徐律师给我解释其中的缘由时,一阵清风吹来,把她身上的清香吹入了我的鼻中。
“原来如此……这么说来只能怪我运气太差了。不过你刚才的临场表现确实让我开了不少眼界,要是我这次输给你,我们之前的约定还是有效的。”我看着徐律师明亮的双眸,说。
“希望如此,不过下面出庭的证人,不知道会不会改变现在的局面。”徐律师眼波流转地看了我一眼,用有些期待的语气和我说。
“谢律师……我们的证人都到齐了,我们要不要和法官那边说一声。”当我和徐律师在走廊上交谈的时候,陈铭刚突然小跑到了我的旁边,在我耳边小声地说。

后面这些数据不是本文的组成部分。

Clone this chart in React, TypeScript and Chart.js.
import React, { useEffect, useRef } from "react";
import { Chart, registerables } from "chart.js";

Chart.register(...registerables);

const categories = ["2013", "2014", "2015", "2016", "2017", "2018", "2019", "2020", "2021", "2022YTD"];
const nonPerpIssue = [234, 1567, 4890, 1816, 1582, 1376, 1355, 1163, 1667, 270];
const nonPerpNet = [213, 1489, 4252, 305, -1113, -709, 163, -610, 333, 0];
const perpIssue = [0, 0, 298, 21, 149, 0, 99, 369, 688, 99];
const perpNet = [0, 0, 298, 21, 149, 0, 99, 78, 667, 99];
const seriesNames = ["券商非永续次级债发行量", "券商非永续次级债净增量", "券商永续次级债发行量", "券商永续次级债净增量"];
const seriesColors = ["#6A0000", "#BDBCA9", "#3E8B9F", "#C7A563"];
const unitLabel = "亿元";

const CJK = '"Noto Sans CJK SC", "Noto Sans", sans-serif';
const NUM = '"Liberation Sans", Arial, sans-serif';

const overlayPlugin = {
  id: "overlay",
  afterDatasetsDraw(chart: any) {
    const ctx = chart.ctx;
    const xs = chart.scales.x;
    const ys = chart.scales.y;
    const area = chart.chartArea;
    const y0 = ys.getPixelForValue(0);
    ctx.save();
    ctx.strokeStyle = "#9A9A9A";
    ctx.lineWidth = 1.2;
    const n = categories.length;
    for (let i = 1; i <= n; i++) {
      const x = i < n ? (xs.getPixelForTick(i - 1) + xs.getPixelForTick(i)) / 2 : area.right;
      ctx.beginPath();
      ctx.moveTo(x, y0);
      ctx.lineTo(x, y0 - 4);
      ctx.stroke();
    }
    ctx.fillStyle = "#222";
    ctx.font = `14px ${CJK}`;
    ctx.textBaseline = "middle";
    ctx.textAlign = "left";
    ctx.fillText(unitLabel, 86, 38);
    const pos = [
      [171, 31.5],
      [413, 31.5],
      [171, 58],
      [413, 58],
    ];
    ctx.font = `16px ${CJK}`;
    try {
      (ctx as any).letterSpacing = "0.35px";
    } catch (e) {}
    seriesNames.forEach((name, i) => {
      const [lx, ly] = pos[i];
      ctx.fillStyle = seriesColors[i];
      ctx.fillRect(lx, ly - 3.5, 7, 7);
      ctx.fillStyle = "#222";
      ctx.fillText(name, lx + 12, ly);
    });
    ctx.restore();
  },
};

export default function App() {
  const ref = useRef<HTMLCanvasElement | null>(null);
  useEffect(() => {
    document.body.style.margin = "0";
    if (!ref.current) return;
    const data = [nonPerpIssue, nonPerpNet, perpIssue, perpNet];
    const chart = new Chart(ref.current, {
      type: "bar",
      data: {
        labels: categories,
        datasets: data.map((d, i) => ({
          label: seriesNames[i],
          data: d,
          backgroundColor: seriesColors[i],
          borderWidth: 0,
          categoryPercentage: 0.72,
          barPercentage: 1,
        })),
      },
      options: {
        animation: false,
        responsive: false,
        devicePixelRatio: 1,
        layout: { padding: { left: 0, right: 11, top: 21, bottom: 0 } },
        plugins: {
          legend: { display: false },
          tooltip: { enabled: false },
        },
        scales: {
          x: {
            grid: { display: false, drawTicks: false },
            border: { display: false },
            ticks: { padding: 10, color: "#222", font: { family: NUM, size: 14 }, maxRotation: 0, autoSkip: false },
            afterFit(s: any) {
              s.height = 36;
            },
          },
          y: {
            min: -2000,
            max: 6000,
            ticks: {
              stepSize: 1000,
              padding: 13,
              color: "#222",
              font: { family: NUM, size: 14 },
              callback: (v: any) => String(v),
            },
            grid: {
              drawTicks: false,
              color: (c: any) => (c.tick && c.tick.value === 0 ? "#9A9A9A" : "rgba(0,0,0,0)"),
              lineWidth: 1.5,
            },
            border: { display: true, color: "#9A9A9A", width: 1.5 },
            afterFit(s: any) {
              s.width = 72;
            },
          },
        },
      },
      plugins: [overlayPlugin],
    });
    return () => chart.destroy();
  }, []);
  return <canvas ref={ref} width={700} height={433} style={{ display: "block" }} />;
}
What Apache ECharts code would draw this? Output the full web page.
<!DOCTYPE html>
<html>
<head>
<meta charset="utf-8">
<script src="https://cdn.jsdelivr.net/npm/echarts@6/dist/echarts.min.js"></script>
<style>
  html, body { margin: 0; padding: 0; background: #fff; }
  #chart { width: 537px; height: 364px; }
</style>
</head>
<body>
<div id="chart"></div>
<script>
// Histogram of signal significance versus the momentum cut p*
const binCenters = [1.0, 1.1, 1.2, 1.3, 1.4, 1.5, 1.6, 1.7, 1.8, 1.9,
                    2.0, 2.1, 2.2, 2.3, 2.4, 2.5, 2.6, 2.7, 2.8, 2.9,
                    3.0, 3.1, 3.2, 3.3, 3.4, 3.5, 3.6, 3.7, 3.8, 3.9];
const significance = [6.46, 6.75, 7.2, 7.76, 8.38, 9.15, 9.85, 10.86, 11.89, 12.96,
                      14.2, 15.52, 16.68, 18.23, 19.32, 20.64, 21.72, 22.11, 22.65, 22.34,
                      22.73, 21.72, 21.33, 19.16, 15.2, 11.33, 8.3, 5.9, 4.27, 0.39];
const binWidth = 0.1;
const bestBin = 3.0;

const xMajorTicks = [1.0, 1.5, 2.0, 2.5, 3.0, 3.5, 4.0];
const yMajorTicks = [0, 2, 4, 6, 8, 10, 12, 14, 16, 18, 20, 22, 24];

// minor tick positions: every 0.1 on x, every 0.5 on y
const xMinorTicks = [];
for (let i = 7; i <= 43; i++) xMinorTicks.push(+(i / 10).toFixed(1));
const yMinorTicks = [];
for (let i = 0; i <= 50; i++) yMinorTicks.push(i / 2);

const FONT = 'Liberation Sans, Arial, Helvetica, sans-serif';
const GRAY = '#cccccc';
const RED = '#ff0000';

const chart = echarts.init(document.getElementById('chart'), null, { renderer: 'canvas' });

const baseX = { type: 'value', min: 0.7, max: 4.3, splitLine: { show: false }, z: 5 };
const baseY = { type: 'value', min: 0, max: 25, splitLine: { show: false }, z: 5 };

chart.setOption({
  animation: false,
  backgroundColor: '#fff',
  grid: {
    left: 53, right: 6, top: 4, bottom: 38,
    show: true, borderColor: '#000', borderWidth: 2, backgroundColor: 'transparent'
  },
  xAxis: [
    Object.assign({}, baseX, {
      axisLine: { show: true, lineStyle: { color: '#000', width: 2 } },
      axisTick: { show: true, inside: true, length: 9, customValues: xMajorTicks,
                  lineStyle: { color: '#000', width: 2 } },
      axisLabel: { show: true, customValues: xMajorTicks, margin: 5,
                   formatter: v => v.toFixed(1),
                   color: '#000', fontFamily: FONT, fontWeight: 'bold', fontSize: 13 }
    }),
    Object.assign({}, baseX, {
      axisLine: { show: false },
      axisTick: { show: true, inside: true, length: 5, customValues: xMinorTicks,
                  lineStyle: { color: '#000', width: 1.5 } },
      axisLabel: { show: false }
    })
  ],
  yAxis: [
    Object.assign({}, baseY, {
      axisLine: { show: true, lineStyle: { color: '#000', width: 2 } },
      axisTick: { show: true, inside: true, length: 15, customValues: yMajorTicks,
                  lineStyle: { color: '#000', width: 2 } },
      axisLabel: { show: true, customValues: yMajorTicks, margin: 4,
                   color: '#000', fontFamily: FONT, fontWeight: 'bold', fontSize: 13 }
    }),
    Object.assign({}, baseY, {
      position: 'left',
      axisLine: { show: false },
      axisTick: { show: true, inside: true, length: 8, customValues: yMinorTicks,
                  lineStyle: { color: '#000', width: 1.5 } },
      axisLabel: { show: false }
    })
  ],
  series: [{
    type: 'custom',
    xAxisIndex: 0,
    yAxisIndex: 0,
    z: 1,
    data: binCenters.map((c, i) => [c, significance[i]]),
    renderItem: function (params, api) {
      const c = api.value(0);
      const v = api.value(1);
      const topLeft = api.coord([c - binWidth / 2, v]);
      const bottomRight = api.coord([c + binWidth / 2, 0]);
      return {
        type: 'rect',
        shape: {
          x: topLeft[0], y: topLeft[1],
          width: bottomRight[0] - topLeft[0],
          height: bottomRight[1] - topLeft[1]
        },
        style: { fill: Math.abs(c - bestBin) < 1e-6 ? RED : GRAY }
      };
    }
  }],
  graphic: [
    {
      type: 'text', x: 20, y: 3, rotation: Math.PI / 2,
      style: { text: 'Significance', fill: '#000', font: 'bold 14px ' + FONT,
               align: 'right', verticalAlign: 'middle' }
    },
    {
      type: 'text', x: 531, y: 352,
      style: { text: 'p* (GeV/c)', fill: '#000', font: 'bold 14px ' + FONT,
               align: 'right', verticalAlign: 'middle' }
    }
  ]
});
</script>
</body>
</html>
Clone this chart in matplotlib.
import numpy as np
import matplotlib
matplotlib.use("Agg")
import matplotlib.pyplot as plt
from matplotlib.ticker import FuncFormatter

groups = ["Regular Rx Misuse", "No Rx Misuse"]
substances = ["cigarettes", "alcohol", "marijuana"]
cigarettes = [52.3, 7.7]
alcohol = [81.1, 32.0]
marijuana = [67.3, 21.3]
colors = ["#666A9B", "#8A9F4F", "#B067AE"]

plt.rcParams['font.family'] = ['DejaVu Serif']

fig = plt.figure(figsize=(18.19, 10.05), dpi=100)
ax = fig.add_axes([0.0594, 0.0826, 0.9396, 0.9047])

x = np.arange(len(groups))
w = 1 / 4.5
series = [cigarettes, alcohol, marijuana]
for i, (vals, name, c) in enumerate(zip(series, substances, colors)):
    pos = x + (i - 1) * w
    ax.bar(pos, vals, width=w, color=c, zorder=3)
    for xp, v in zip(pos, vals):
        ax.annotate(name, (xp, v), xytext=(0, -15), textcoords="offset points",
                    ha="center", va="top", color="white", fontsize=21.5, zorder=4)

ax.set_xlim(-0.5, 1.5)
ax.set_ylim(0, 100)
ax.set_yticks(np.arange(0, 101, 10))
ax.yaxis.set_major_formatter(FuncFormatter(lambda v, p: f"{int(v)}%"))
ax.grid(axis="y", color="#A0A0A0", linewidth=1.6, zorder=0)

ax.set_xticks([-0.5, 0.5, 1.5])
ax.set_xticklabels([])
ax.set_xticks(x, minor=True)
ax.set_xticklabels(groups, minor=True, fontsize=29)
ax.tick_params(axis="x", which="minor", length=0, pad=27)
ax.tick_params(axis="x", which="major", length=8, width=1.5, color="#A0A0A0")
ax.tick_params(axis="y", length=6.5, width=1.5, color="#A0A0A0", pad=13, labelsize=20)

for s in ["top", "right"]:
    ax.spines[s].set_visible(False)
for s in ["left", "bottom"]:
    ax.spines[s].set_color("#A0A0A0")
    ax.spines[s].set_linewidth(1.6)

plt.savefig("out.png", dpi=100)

得知证人来到法院后,我结束了和徐律师的交谈,第一时间在电话里和主审法官取得了联系。
法官在所有人到达法庭后,再次敲响法槌宣布恢复庭审。
之后,我在法官的示意下申请第一名证人,也就是陈铭刚的部门经理张明出庭作证。
在法庭上向法官陈述完自己的身份信息后,张明在法官的指示下签署并宣读了证人如实作证保证书,之后坐到证人席上,等待法庭质询的展开。
“张先生,您好,我是原告陈铭刚的代理律师,在这里有几个问题向您询问,请您如实回答。第一个问题,2020年8月10日至8月14日,陈铭刚是否正常到公司上班?”在法庭上向对方表明身份后,我立刻展开询问说。
“没有,他8月9号晚上给我打了个电话,说他礼拜五晚上踢球时被撞断了肋骨,正在医院里住院治疗,跟我请了一个礼拜的假。”张明在法庭上陈述说。
“这……证人请你再仔细回忆一下,陈铭刚请假时说的受伤原因是踢球时被撞伤的,还是说存在其他致伤原因……”面对张明不假思索给出的答案,我沉默了一阵,继续问他。
“他是说踢球时被撞伤的,事后他给我补了完整的病假手续,假条上说的肋骨被撞断的原因就是踢球时被其他球员冲撞导致的。”张明皱着眉头疑惑地看了我一眼,仍然坚持他原先的说辞。